[Records with drawing code]
────────────────────

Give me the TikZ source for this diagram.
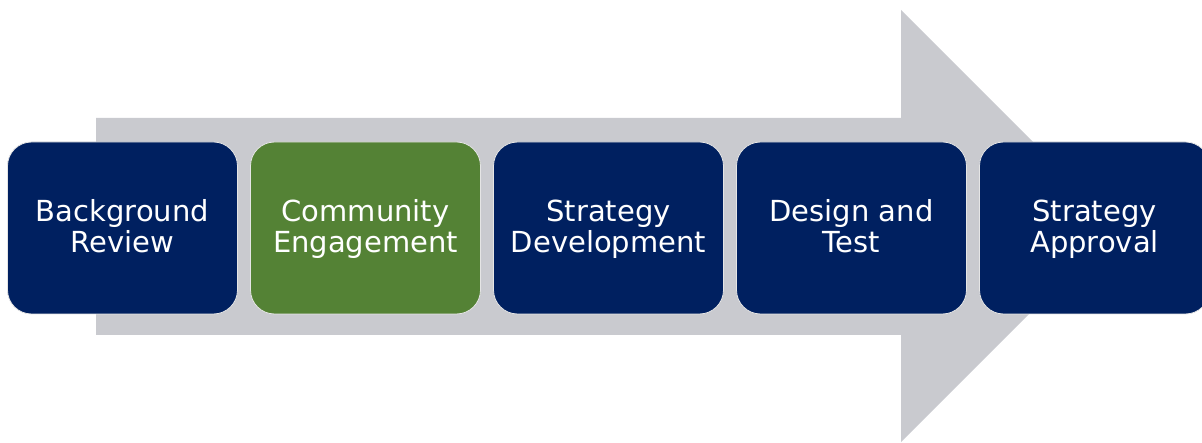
\documentclass[tikz,border=0pt]{standalone}
\usepackage{fontspec}
\setmainfont{DejaVu Sans}
\definecolor{navy}{HTML}{002060}
\definecolor{leaf}{HTML}{548235}
\definecolor{arrowgray}{HTML}{C9CACF}
\newcommand{\stagetop}{\rule{0pt}{28pt}}
\begin{document}
\begin{tikzpicture}[x=1pt,y=1pt,
  stagebox/.style={rounded corners=24pt, minimum width=230pt, minimum height=172pt,
    draw=white!80!gray, line width=0.8pt, text=white, align=center,
    font=\fontsize{29}{31}\selectfont, inner sep=0pt},
  bluebox/.style={stagebox, fill=navy},
  greenbox/.style={stagebox, fill=leaf}]
\useasboundingbox (0,0) rectangle (1202,442);
\clip (0,0) rectangle (1202,442);
\fill[arrowgray] (96,324) -- (901,324) -- (901,432) -- (1117,216) -- (901,0) -- (901,107) -- (96,107) -- cycle;
\node[bluebox]  (bg)  at (122.5,214) {\stagetop Background\\Review\strut};
\node[greenbox] (ce)  at (365.5,214) {\stagetop Community\\Engagement\strut};
\node[bluebox]  (sd)  at (608.5,214) {\stagetop Strategy\\Development\strut};
\node[bluebox]  (dt)  at (851.5,214) {\stagetop Design and\\Test\strut};
\node[bluebox]  (sa)  at (1094.5,214) {\stagetop Strategy\\Approval\strut};
\end{tikzpicture}
\end{document}
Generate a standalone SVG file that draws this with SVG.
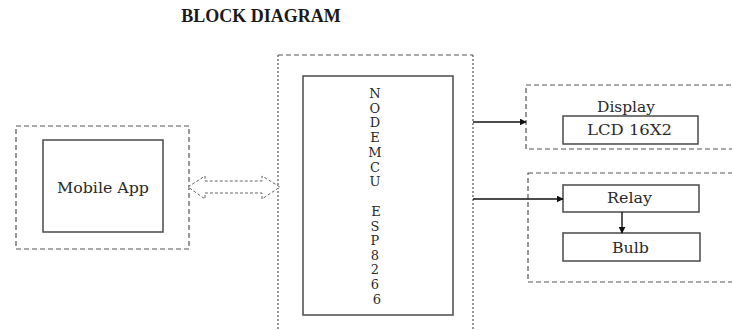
<svg xmlns="http://www.w3.org/2000/svg" width="732" height="330" viewBox="0 0 732 330">
<style>
.bg{fill:#fff}
.title{font-family:"Liberation Serif","Times New Roman",serif;font-weight:bold;font-size:18px;fill:#1a1a1a}
.lbl{font-family:"DejaVu Serif","Liberation Serif",serif;font-size:14px;fill:#2a2a2a}
.col{font-family:"DejaVu Serif","Liberation Serif",serif;font-size:13px;fill:#2a2a2a}
.box{fill:#fff;stroke:#4a4a4a;stroke-width:1.5}
.outer{fill:none;stroke:#555;stroke-width:1.2;stroke-dasharray:5 3}
.dot{fill:none;stroke:#555;stroke-width:1.2;stroke-dasharray:2 2}
.conn{stroke:#111;stroke-width:1.4;fill:none}
.dbl{fill:#fff;stroke:#666;stroke-width:1;stroke-dasharray:3 2}
</style>
<defs>
<marker id="ah" viewBox="0 0 10 10" refX="9" refY="5" markerWidth="7" markerHeight="7" orient="auto" markerUnits="userSpaceOnUse">
<path d="M0,0 L10,5 L0,10 z" fill="#111"/>
</marker>
</defs>
<rect class="bg" x="0" y="0" width="732" height="330"/>
<text class="title" x="261" y="22" text-anchor="middle">BLOCK DIAGRAM</text>

<g id="mobile">
<rect class="outer" x="16" y="126" width="173" height="123"/>
<rect class="box" x="43" y="140" width="120" height="92"/>
<text class="lbl" x="57" y="193" textLength="92" lengthAdjust="spacingAndGlyphs">Mobile App</text>
</g>

<g id="nodemcu">
<line class="outer" x1="278" y1="55" x2="473" y2="55"/>
<line class="dot" x1="278" y1="55" x2="278" y2="330"/>
<line class="dot" x1="473" y1="55" x2="473" y2="330"/>
<rect class="box" x="303" y="76" width="150" height="239"/>
<text class="col" text-anchor="middle">
<tspan x="377" y="98">N</tspan>
<tspan x="377" y="112.7">O</tspan>
<tspan x="377" y="127.4">D</tspan>
<tspan x="377" y="142.1">E</tspan>
<tspan x="377" y="156.8">M</tspan>
<tspan x="377" y="171.5">C</tspan>
<tspan x="377" y="186.2">U</tspan>
<tspan x="378" y="216">E</tspan>
<tspan x="377" y="230.5">S</tspan>
<tspan x="377" y="245">P</tspan>
<tspan x="377" y="259.7">8</tspan>
<tspan x="377" y="274.4">2</tspan>
<tspan x="377" y="289.1">6</tspan>
<tspan x="377" y="303.8">6</tspan>
</text>
</g>

<g id="display">
<rect class="outer" x="526" y="85" width="220" height="64"/>
<text class="lbl" x="597" y="112" textLength="58" lengthAdjust="spacingAndGlyphs">Display</text>
<rect class="box" x="563" y="116" width="135" height="28"/>
<text class="lbl" x="587" y="135" textLength="85" lengthAdjust="spacingAndGlyphs">LCD 16X2</text>
</g>

<g id="relaygroup">
<rect class="outer" x="528" y="173" width="220" height="109"/>
</g>
<g id="relay">
<rect class="box" x="563" y="185" width="136" height="27"/>
<text class="lbl" x="607" y="203" textLength="45" lengthAdjust="spacingAndGlyphs">Relay</text>
</g>
<g id="bulb">
<rect class="box" x="563" y="233" width="137" height="28"/>
<text class="lbl" x="612" y="253" textLength="37" lengthAdjust="spacingAndGlyphs">Bulb</text>
</g>

<g id="connectors">
<polygon class="dbl" points="188,187 205,176 205,181 262,181 262,176 280,187 262,199 262,193 205,193 205,199"/>
<line class="conn" x1="473" y1="122" x2="526" y2="122" marker-end="url(#ah)"/>
<line class="conn" x1="473" y1="199" x2="563" y2="199" marker-end="url(#ah)"/>
<line class="conn" x1="622" y1="212" x2="622" y2="233" marker-end="url(#ah)"/>
</g>
</svg>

────────────────────

• What you will do: Work out how many lines of the listing above include the word "this". Reply with nothing but the count.

• Written reply: 2